CACM Senior Editor Moshe Y. Vardi

One of the most fundamental conundrums in the philosophy of mathematics is the question of whether mathematics was discovered by humans or invented by them. On one hand, it seems hard to argue that highly sophisticated mathematical objects, such as inaccessible cardinals, were discovered. On the other hand, as Albert Einstein asked, "How can it be that mathematics, being after all a product of human thought, which is independent of experience, is so admirably appropriate to the objects of reality?" The 19th century mathematician Leopold Kronecker offered a compromise, saying "God created the integers, all else is the work of man."

So let us consider the natural numbers. The Lebombo Bone is a bone tool made of a baboon fibula with incised markings, discovered in a cave in the Lebombo Mountains in Africa. More than 40,000 years old, the bone is conjectured to be a tally stick, its 29 notches counting, perhaps, the days of the lunar phase. It has referred to as the oldest mathematical artifact. But should we not call it the oldest computing artifact? Counting is, after all, the most basic form of computing.

Deductive mathematics was discovered by the Greeks about 2,500 years ago, a discovery that has been called "The Greek Mystery." Pythagoras considered the proof of his theorem a "gift from the Gods." A deductive proof offers indisputable evidence—the high road to truth.

The Greeks also discovered the Liar's Paradox, where self-reference creates a statement whose truth or falsity is elusive. In the 19th century, Georg Cantor used self-reference to prove that there are infinitely many distinct infinities—a result that Kronecker dismissed with "There is no mathematics there." Bertrand Russel then used self-reference to show that set theory, considered the foundational theory of mathematics, is inconsistent, launching the so-called Foundational Crisis. A mathematical proof provides indisputable evidence of mathematical truth, but what constitutes a proof?

In response to the crisis, David Hilbert, the reigning mathematician during the first part of the 20th century, launched Hilbert's Program, which consisted of three legs. Hilbert aimed to show that mathematics is consistent (a mathematical statement and its negation cannot ever both be proved), mathematics is complete (all true mathematical statements can be proved), and mathematics is decidable (there is a mechanical way to decide whether a given mathematical statement is true or false).

In the 1930s, Kurt Gödel demolished the first two legs of Hilbert's Program, showing that arithmetic is not complete and its consistency cannot be proven in arithmetic. Shortly after that, Alonzo Church and Alan Turing demolished the third leg. They defined computability and showed that mathematical truth is not computable. This result could be understood to say that mathematics transcends computation.

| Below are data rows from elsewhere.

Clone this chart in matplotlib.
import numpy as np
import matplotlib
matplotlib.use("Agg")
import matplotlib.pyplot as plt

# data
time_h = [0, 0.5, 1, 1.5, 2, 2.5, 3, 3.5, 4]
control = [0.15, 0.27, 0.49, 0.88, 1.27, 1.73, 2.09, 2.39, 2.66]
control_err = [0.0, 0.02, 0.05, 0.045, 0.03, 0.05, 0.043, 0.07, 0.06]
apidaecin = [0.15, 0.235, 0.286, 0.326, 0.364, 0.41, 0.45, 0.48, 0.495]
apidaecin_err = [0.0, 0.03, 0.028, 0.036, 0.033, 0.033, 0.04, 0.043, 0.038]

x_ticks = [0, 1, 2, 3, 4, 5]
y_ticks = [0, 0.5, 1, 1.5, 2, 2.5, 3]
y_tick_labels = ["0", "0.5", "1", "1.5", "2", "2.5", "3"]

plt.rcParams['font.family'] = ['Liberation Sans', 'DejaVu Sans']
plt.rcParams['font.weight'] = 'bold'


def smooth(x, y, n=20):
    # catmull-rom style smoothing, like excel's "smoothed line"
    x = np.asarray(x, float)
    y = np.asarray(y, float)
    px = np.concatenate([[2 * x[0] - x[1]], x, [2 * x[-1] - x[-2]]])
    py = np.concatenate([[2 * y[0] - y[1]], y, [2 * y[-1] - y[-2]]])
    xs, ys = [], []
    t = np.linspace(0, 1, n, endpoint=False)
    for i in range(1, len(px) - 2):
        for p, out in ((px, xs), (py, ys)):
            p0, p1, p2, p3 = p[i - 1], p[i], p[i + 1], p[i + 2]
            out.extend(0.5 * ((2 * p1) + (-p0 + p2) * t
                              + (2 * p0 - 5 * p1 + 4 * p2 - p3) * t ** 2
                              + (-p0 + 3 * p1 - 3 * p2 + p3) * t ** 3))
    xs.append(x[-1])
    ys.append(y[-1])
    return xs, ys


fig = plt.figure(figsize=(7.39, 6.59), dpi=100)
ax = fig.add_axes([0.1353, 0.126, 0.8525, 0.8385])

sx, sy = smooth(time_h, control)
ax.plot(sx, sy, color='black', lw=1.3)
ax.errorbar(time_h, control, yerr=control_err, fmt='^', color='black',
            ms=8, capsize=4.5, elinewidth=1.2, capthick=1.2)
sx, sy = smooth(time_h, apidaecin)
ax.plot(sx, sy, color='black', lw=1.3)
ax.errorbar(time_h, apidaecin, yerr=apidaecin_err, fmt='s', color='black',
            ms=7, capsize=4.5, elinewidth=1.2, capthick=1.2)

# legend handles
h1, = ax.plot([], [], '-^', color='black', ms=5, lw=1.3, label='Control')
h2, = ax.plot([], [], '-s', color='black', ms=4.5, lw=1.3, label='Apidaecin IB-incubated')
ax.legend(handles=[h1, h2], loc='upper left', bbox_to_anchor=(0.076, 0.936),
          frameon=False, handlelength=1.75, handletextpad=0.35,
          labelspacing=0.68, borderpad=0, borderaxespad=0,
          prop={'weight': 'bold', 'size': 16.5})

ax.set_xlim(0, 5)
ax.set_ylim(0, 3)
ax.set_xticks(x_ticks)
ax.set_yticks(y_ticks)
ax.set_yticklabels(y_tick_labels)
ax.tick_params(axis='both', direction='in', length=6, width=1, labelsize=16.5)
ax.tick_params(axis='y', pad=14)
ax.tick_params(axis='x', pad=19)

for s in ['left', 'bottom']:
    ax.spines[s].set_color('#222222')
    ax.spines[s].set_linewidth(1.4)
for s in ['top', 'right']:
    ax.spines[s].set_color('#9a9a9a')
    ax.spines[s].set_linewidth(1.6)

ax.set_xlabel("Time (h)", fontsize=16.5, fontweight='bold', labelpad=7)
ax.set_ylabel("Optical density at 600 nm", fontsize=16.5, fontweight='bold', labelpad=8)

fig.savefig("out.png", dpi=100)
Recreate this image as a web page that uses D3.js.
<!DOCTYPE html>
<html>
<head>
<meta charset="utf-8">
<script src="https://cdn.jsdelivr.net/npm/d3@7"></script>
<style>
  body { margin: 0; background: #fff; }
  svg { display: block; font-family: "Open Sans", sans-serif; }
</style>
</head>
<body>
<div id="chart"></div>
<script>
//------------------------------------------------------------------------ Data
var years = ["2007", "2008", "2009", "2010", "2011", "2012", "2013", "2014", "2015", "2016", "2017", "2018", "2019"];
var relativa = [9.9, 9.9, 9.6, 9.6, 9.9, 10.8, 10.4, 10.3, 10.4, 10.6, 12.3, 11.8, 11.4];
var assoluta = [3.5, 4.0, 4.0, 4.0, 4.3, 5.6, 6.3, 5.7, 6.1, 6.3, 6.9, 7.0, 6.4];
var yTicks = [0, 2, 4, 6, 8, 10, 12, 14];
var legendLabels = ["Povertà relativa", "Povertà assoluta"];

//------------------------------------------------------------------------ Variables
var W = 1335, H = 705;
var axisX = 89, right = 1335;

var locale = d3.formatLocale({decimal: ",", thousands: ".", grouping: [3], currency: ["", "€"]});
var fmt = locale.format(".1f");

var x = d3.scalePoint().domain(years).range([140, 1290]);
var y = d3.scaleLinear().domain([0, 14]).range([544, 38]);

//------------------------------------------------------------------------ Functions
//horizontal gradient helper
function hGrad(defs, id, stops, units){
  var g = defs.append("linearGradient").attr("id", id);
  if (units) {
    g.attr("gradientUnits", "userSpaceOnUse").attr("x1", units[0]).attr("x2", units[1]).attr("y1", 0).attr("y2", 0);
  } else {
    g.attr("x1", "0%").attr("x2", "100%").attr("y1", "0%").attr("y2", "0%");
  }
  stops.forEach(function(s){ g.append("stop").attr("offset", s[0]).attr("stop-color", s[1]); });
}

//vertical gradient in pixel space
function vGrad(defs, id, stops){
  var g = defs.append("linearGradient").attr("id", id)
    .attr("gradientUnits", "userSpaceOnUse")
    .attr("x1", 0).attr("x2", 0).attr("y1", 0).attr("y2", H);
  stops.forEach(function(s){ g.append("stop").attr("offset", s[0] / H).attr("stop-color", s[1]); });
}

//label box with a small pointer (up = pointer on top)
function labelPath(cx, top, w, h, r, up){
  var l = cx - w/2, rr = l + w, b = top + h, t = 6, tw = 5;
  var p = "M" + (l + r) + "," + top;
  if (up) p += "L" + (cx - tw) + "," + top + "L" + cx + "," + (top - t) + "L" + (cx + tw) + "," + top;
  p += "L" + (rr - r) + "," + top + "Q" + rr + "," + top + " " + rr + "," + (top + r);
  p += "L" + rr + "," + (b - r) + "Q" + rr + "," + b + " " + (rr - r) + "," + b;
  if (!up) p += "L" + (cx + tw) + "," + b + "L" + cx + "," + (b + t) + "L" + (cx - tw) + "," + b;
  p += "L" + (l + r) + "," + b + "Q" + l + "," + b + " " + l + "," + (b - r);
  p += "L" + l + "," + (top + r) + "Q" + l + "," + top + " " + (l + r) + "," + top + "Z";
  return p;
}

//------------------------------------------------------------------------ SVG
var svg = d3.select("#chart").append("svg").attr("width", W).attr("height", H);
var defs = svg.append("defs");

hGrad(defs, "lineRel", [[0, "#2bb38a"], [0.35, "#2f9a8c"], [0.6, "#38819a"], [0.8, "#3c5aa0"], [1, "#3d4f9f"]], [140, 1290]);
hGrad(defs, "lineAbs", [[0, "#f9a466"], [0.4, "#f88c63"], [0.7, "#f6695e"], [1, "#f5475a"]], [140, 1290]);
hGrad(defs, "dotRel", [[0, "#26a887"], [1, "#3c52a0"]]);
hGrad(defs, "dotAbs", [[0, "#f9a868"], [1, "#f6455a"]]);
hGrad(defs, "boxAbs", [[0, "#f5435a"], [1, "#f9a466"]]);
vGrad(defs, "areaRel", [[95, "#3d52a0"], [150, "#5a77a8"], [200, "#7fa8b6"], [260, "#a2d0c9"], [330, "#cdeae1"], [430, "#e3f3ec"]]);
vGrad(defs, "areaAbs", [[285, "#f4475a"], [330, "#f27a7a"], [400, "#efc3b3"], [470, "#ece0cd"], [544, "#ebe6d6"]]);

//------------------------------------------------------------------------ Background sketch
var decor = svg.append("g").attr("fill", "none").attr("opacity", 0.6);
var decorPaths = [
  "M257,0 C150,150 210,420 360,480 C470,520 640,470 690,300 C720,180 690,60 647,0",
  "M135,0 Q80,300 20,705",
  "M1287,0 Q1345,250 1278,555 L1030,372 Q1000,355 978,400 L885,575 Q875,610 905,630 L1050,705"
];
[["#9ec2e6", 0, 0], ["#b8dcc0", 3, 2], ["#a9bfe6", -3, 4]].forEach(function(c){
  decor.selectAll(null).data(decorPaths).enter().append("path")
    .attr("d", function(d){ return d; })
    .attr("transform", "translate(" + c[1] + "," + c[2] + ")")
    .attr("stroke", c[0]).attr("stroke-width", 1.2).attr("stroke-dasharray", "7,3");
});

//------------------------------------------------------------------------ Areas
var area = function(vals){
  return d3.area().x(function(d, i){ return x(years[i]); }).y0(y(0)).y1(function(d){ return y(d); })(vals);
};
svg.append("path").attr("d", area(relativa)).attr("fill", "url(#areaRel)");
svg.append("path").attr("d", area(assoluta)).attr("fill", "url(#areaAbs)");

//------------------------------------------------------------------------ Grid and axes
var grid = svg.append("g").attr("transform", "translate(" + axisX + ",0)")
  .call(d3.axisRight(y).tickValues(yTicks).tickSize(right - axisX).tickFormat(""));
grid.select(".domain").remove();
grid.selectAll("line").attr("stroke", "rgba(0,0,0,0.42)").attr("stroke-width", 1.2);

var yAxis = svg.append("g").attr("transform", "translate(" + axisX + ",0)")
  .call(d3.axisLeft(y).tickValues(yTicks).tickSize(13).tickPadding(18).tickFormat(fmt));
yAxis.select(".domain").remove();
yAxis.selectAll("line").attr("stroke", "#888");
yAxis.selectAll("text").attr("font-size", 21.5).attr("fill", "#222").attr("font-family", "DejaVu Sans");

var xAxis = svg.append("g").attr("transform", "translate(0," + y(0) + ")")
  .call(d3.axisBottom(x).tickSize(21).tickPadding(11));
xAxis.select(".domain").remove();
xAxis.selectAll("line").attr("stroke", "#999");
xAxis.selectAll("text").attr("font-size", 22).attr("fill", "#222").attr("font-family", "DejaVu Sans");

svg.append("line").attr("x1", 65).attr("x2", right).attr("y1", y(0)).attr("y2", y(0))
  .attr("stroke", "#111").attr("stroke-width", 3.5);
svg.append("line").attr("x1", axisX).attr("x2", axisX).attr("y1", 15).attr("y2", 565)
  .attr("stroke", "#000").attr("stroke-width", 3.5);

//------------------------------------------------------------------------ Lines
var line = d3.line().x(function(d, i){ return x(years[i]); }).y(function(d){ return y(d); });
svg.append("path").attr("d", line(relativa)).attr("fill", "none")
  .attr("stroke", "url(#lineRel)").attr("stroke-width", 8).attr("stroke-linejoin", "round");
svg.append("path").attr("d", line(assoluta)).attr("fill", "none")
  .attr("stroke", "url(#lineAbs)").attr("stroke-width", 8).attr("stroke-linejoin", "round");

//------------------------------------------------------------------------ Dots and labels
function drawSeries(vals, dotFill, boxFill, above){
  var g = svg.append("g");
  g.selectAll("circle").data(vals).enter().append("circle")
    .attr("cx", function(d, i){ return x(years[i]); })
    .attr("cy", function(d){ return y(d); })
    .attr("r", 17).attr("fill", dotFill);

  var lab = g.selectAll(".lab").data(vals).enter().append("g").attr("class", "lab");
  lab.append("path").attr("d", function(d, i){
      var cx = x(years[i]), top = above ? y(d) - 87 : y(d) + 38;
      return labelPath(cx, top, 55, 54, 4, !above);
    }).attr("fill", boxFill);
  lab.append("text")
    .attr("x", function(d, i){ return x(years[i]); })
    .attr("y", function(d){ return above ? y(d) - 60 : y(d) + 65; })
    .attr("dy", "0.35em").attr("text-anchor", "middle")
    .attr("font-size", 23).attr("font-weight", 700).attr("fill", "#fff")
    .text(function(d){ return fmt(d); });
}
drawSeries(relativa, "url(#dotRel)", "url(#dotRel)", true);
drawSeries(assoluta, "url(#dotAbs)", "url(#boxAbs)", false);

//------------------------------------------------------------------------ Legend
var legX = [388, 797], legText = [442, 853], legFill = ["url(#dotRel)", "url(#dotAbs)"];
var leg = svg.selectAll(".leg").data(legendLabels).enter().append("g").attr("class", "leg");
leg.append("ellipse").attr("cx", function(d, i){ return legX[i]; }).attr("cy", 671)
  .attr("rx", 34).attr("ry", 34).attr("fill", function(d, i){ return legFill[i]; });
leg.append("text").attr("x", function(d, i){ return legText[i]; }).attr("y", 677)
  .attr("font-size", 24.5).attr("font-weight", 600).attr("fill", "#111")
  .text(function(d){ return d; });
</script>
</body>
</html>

Computer science, nevertheless, was born out of the ruins of Hilbert's Program: we got the notion of computability, the distinction between hardware and software, and the concept of a universal machine. In an amazing historical confluence, real computers were soon built: the Z3 by Zuse in 1941, the Atanasoff-Berry Computer (ABC) in 1942, and the ENIAC—the first digital, electronic, programmable computer—in 1946.

As the use of computing in science and business spread in the 1950s and 1960s, we soon discovered that being computable is not enough. Solving certain computational problems seems to require inordinate amounts of computational resources (time and memory). Certain problems seem to be amenable only to exhaustive search, which becomes impractical as problem instances grow. Computational complexity theory was developed to understand this phenomenon.

NP-completeness theory, which emerged in the early 1970s, aimed at explaining the difficulty of exhaustive search. Problems in NP are problems that have short solutions that can be checked efficiently. NP-complete problems are the hardest problems, in a formal sense, in NP. Boolean satisfiability, the very crux of deductive reasoning, was shown by Stephen Cook and Leonid Levin to be NP-complete. We still do not know, however, if NP-complete problems are truly intractable.

In 1979, building on NP-completeness theory, Cook and Robert Reckhow were finally able to answer the fundamental question of what a mathematical proof is, evidence that is so rigorous it can be checked computationally.

Mathematics does not transcend computation after all. Rather, computation is at the very heart of mathematics.

So, what came first, math or computing? Neither! They were both developed by humans as a way to reason about the physical world. Math and computing have been entwined for the past 40,000 years and will continue to be so.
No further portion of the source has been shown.